__WRITTEN PROBLEM__. Gather all lines in the entries below that include the word "this".

__SUPPLIED DATA__.
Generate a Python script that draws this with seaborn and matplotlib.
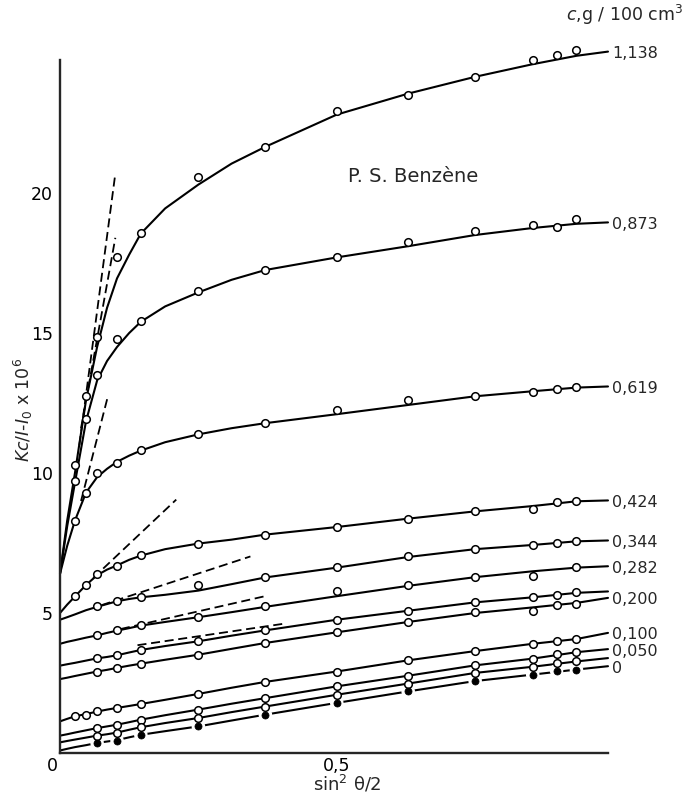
import matplotlib
matplotlib.use("Agg")
import matplotlib.pyplot as plt
import matplotlib.transforms as mtransforms
import pandas as pd
import seaborn as sns

# Scattering angles, expressed as sin^2(theta/2), at which intensities were measured
ANGLE_X = [0.027, 0.047, 0.067, 0.103, 0.146, 0.25, 0.371, 0.5, 0.629, 0.75, 0.854, 0.897, 0.933]

# Concentrations (g / 100 cm3); empty label = curve drawn without a tag
CONC_LABELS = ["1,138", "0,873", "0,619", "0,424", "0,344", "0,282", "",
               "0,200", "0,100", "0,050", "", "0"]
FILLED = [False] * 11 + [True]

# Measured Kc/(I - I0) x 10^6 values, one row per concentration (None = not measured)
MEASURED_Y = [
    [10.28, 12.74, 14.86, 17.72, 18.58, 20.56, 21.66, 22.94, 23.50, 24.13, 24.76, 24.94, 25.10],
    [9.72, 11.94, 13.49, 14.80, 15.44, 16.49, 17.26, 17.70, 18.24, 18.65, 18.86, 18.79, 19.07],
    [8.29, 9.27, 9.99, 10.37, 10.81, 11.39, 11.79, 12.24, 12.61, 12.74, 12.91, 13.00, 13.07],
    [5.59, 5.99, 6.39, 6.69, 7.06, 7.48, 7.80, 8.07, 8.37, 8.63, 8.71, 8.95, 8.99],
    [None, None, 5.24, 5.44, 5.57, 5.99, 6.29, 6.63, 7.02, 7.29, 7.42, 7.50, 7.58],
    [None, None, 4.22, 4.38, 4.56, 4.86, 5.24, 5.77, 5.99, 6.29, 6.33, None, 6.63],
    [None, None, 3.39, 3.49, 3.69, 3.99, 4.38, 4.76, 5.08, 5.38, 5.56, 5.65, 5.74],
    [None, None, 2.91, 3.04, 3.19, 3.51, 3.93, 4.31, 4.68, 5.02, 5.08, 5.30, 5.32],
    [1.31, 1.37, 1.49, 1.61, 1.75, 2.11, 2.54, 2.91, 3.31, 3.64, 3.90, 4.01, 4.07],
    [None, None, 0.89, 1.01, 1.19, 1.55, 1.96, 2.38, 2.76, 3.13, 3.37, 3.54, 3.61],
    [None, None, 0.62, 0.71, 0.93, 1.25, 1.66, 2.08, 2.48, 2.86, 3.06, 3.21, 3.27],
    [None, None, 0.36, 0.44, 0.65, 0.95, 1.37, 1.79, 2.20, 2.57, 2.80, 2.94, 2.97],
]

# Smoothed curves drawn through the measurements, extrapolated to zero angle
CURVE_X = [0, 0.013, 0.027, 0.047, 0.067, 0.085, 0.103, 0.125, 0.146, 0.19,
           0.25, 0.31, 0.371, 0.5, 0.629, 0.75, 0.854, 0.933, 0.99]
CURVE_Y = [
    [6.40, 8.30, 10.00, 12.60, 14.50, 15.90, 16.95, 17.80, 18.55, 19.45,
     20.30, 21.05, 21.65, 22.80, 23.55, 24.15, 24.60, 24.90, 25.05],
    [6.40, 8.10, 9.65, 11.85, 13.30, 14.00, 14.50, 15.00, 15.40, 15.95,
     16.45, 16.90, 17.25, 17.70, 18.10, 18.50, 18.75, 18.90, 18.95],
    [6.40, 7.40, 8.30, 9.30, 9.85, 10.15, 10.40, 10.62, 10.80, 11.10,
     11.38, 11.60, 11.78, 12.10, 12.43, 12.74, 12.92, 13.05, 13.09],
    [5.00, 5.30, 5.59, 6.00, 6.35, 6.55, 6.70, 6.90, 7.05, 7.28,
     7.48, 7.62, 7.80, 8.07, 8.37, 8.63, 8.82, 8.99, 9.02],
    [4.76, 4.85, 4.95, 5.10, 5.22, 5.32, 5.42, 5.50, 5.56, 5.65,
     5.80, 6.03, 6.27, 6.62, 7.00, 7.28, 7.43, 7.56, 7.59],
    [3.90, 3.97, 4.03, 4.12, 4.20, 4.29, 4.37, 4.46, 4.55, 4.68,
     4.85, 5.03, 5.22, 5.60, 5.97, 6.28, 6.49, 6.62, 6.67],
    [3.12, 3.17, 3.22, 3.30, 3.38, 3.43, 3.49, 3.59, 3.68, 3.82,
     3.99, 4.19, 4.38, 4.76, 5.08, 5.38, 5.56, 5.72, 5.77],
    [2.64, 2.69, 2.75, 2.83, 2.91, 2.97, 3.04, 3.12, 3.19, 3.33,
     3.51, 3.72, 3.93, 4.31, 4.68, 5.00, 5.20, 5.36, 5.54],
    [1.13, 1.22, 1.31, 1.39, 1.48, 1.55, 1.61, 1.68, 1.75, 1.90,
     2.11, 2.33, 2.54, 2.91, 3.31, 3.64, 3.90, 4.07, 4.29],
    [0.62, 0.67, 0.73, 0.81, 0.89, 0.95, 1.01, 1.10, 1.19, 1.35,
     1.55, 1.76, 1.96, 2.38, 2.76, 3.13, 3.37, 3.60, 3.71],
    [0.38, 0.43, 0.48, 0.55, 0.62, 0.67, 0.73, 0.83, 0.92, 1.07,
     1.25, 1.46, 1.66, 2.08, 2.48, 2.86, 3.08, 3.27, 3.39],
    [0.09, 0.15, 0.21, 0.28, 0.36, 0.41, 0.46, 0.56, 0.65, 0.78,
     0.95, 1.16, 1.37, 1.79, 2.20, 2.57, 2.80, 2.98, 3.10],
]

# Initial-slope tangents (start and end of each dashed segment)
TANGENT_X0 = [0.035, 0.038, 0.038, 0.060, 0.075, 0.110, 0.140]
TANGENT_Y0 = [11.0, 11.6, 9.0, 6.25, 5.28, 4.43, 3.85]
TANGENT_X1 = [0.100, 0.100, 0.086, 0.210, 0.344, 0.368, 0.402]
TANGENT_Y1 = [20.7, 18.4, 12.7, 9.05, 7.02, 5.59, 4.61]

# ---- tidy tables built from the arrays above ----
curve_df = pd.DataFrame(
    [{"series": i, "x": x, "y": y}
     for i, ys in enumerate(CURVE_Y) for x, y in zip(CURVE_X, ys)]
)
point_rows = []
for i, ys in enumerate(MEASURED_Y):
    for x, y in zip(ANGLE_X, ys):
        if y is not None:
            point_rows.append({"series": i, "x": x, "y": y, "filled": FILLED[i]})
points_df = pd.DataFrame(point_rows)
tangent_df = pd.DataFrame(
    [{"seg": k, "x": x, "y": y}
     for k in range(len(TANGENT_X0))
     for x, y in ((TANGENT_X0[k], TANGENT_Y0[k]), (TANGENT_X1[k], TANGENT_Y1[k]))]
)

sns.set_style("white")
plt.rcParams["font.family"] = ["DejaVu Sans"]
plt.rcParams["mathtext.fontset"] = "dejavusans"

fig = plt.figure(figsize=(6.84, 7.99), dpi=100)
ax = fig.add_axes([60 / 684, 46 / 799, 548 / 684, 693 / 799])

# smooth curves
sns.lineplot(data=curve_df, x="x", y="y", units="series", estimator=None,
             sort=False, color="black", linewidth=1.5, legend=False, ax=ax, zorder=2)
# dashed tangents
sns.lineplot(data=tangent_df, x="x", y="y", units="seg", estimator=None,
             sort=False, color="black", linewidth=1.3, linestyle=(0, (5, 2.6)),
             legend=False, ax=ax, zorder=2)

# open circles
open_pts = points_df[~points_df["filled"]]
sns.scatterplot(data=open_pts, x="x", y="y", s=30, color="white",
                edgecolor="black", linewidth=1.1, legend=False, ax=ax, zorder=4)
# filled dots for the pure solvent, with a white halo breaking the line
solid_pts = points_df[points_df["filled"]]
sns.scatterplot(data=solid_pts, x="x", y="y", s=95, color="white",
                edgecolor="none", legend=False, ax=ax, zorder=3)
sns.scatterplot(data=solid_pts, x="x", y="y", s=26, color="black",
                edgecolor="black", linewidth=0.5, legend=False, ax=ax, zorder=4)

for art in list(ax.lines) + list(ax.collections):
    art.set_clip_on(False)

# concentration tags at the right end of each curve
for lab, ys in zip(CONC_LABELS, CURVE_Y):
    if lab:
        ax.annotate(lab, xy=(CURVE_X[-1], ys[-1]), xytext=(3, -1.5),
                    textcoords="offset points", ha="left", va="center",
                    fontsize=11.5, annotation_clip=False)

ax.text(0.52, 20.6, "P. S. Benzène", fontsize=14, ha="left", va="center")
ax.text(0.914, 26.36, r"$c$,g / 100 cm$^3$", fontsize=12.5, ha="left",
        va="center", clip_on=False)

# axes
ax.set_xlim(0, 0.99)
ax.set_ylim(0, 24.75)
sns.despine(ax=ax)
for side in ("left", "bottom"):
    ax.spines[side].set_linewidth(1.7)
ax.set_xticks([0, 0.5])
ax.set_xticklabels(["0", "0,5"])
ax.set_yticks([5, 10, 15, 20])
ax.tick_params(direction="in", length=9, width=1.3, labelsize=12.5, pad=5,
               colors="black")
ax.tick_params(axis="x", pad=3)
zero_lbl = ax.get_xticklabels()[0]
zero_lbl.set_transform(zero_lbl.get_transform()
                       + mtransforms.ScaledTranslation(-8 / 100, 0, fig.dpi_scale_trans))

ax.set_xlabel(r"sin$^2$ θ/2", fontsize=13)
ax.set_ylabel(r"$Kc/I$-$I_0$ x 10$^6$", fontsize=12.5)
ax.xaxis.set_label_coords(0.524, -0.03)
ax.yaxis.set_label_coords(-0.046, 0.495)

fig.savefig("out.png", dpi=100, facecolor="white")
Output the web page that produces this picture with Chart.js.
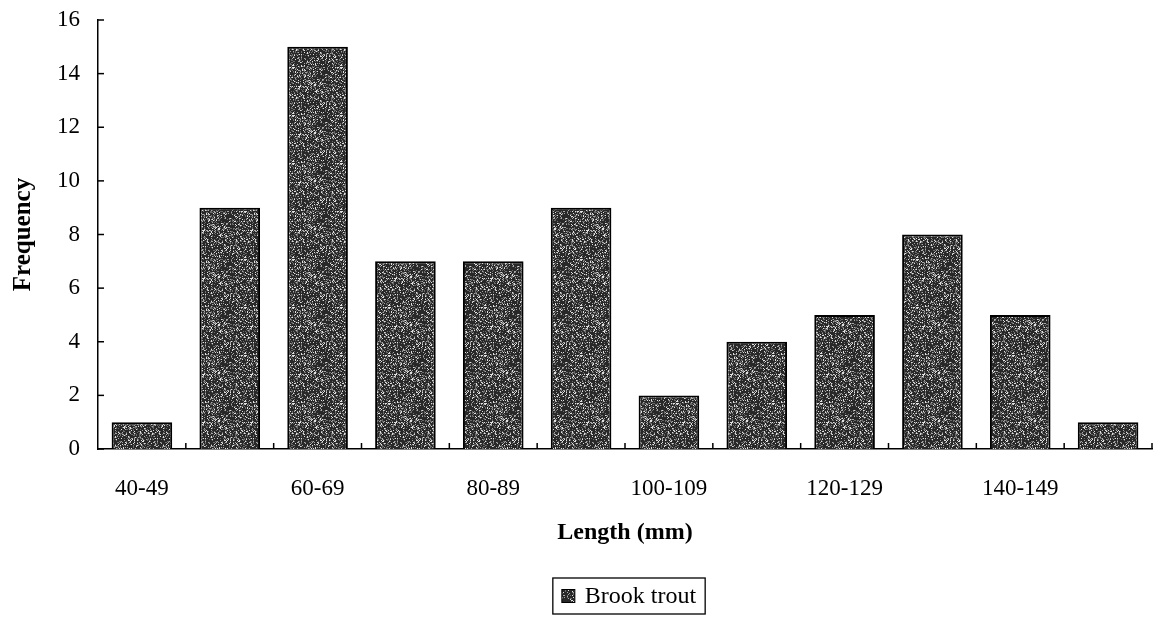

__RESPONSE TO THE TASK__.
Generate a Python script that draws this with seaborn and matplotlib.
Output the web page that produces this picture with Chart.js.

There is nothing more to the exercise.